Nos roban el paisaje

Desde el balcón se podía ver el Cayambe, el Antisana y el Cotopaxi. Menos espectaculares, también estaban en el horizonte el Sincholagua, la ceja negra del Rumiñahui, la sierra dentada del Puntas y la pirámide del Iliniza. Ya no están más. Ahora hay una mole de cemento, un esperpento presuntuoso, una masa que con su brutal mal gusto acabó con el paisaje. Está ciudad moderna, esa que significa "desarrollo", esa sin humanidad, llena de fealdad y basura, de automovilistas presurosos y de nuevos ricos embelesados en su tontería.

La expropiación del paisaje es un hecho ilegítimo que envenena la vida, que nos entierra en el cemento, que rompe el encuentro con el país que podía descubrirse en la cordillera, en el sol que llegaba pronto y, a veces, en la luna perdida entre las luces de la ciudad. Nadie se ha planteado que el paisaje es un derecho tan humano como la libertad, y más importante que la autorización para edificar cualquier despropósito urbanístico con la espesa complicidad municipal. Y esto porque la reclusión a que los rascacielos nos condenan entristece a los que tienen todavía un ápice de sensibilidad, un poco de afecto por cosas distintas de aquella esperpéntica cultura, que gira en torno a edificios horribles y a bloques infamantes, que almacenan docenas de gentes que, probablemente, nunca han visto una montaña.

Estamos asistiendo a la demolición de paisaje, a la transformación del país en un suburbio, en una inmensa y espantosa factoría. Estamos degradando la casa, vendiendo por una baratija la libertad de mirar, de ser personas y no consumidores, de tener sensibilidades distintas. Pronto no quedará nada, ni montañas limpias, ni agua pura, ni caminos vecinales, ni campo, ni pueblos auténticos... Habremos encementado todo entre el aplauso interesado de los unos y la indolencia de los otros. Habremos tumbado el último árbol que incomoda a los que nos planifican la vida. Se dirá entonces que hemos progresado, ¿hacia dónde y en beneficio de quién? Presentaremos a ese arrabal como país, orgullosos de haber dilapidado lo que recibimos. Habremos incurrido en la tontería universal, en la ceguera que no deja ver más allá de la autopista, en la ignorancia de creer que el país termina a la vuelta, y no más allá del interés de cada cual.

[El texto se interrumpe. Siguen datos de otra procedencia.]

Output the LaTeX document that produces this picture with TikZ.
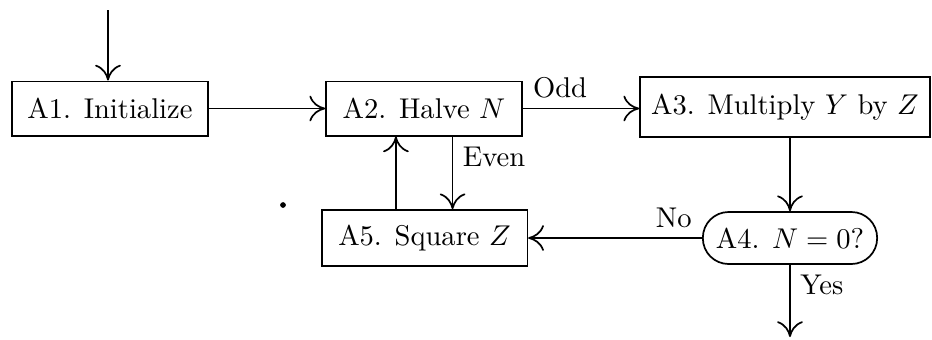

Yo postulo que el paisaje es un derecho humano, una opción que no puede derogarse. La ciudad no puede ser una prisión encubierta por obras fastuosas y disparates políticos; que lo que nos rodea, la cordillera, el páramo y el espacio son prolongación de cada uno, circunstancia que se incorpora a la persona. Nadie puede expropiarnos el paisaje ni condenarnos a vivir mirando la pared de enfrente, o soportando la contaminación en nombre de ningún progreso. Postulo que no nos pueden robar el horizonte.